Yesterday, a federal judge ruled that two Qualcomm (QCOM) patents for video compression where not enforceable because the company "deliberately concealed the patents from a standards-setting group,", according to The Wall Street Journal. The court also said that the company had made false statements during the trial.
Arrogant or stupid, it is costing Qualcommi investors the future of the company.
Yesterday, Nokia (NOK), Qualcomm’s largest customer, said it would begin to buy chips from Broadcom. Verizon Wireless has already announced a licensing deal with BRCM to get around import restrictions due to the ITC ruling.
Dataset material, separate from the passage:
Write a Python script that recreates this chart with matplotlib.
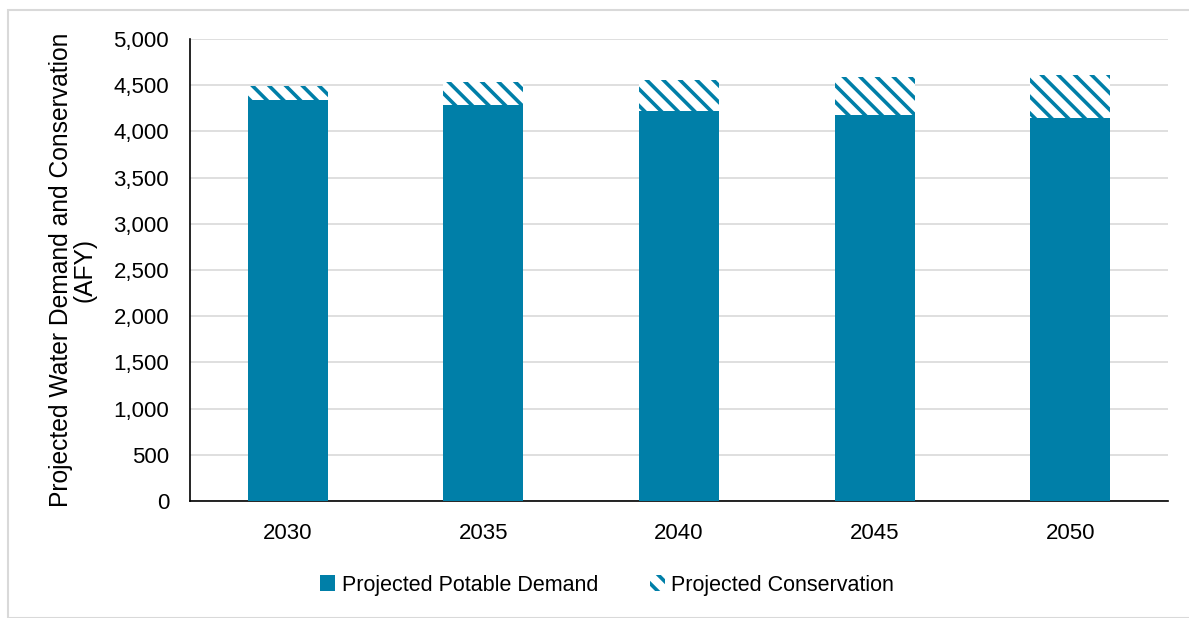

Much of this could have been avoided. Nokia’s license with Qualcomm came up for renewal in early April. It is still an open issue. The fact that Qualcomm would not nail down such a critical piece of business borders on irresponsibility. Qualcomm has also had the chance to license Broadcom technology and avoid legal actions that have damaged its ability to do business. Qualcomm’s actions have also alienated handset companies and carriers who need new phones to drive their businesses.
Investors are beginning to pay a price. Over the last year, Broadcom’s stock is up 40% to Qualcomm’s 20%, but over the last month, Qualcomm’s shares are down 7% and Broadcom’s are up 5%.
And, that is going to get worse for the Qualcomm holders.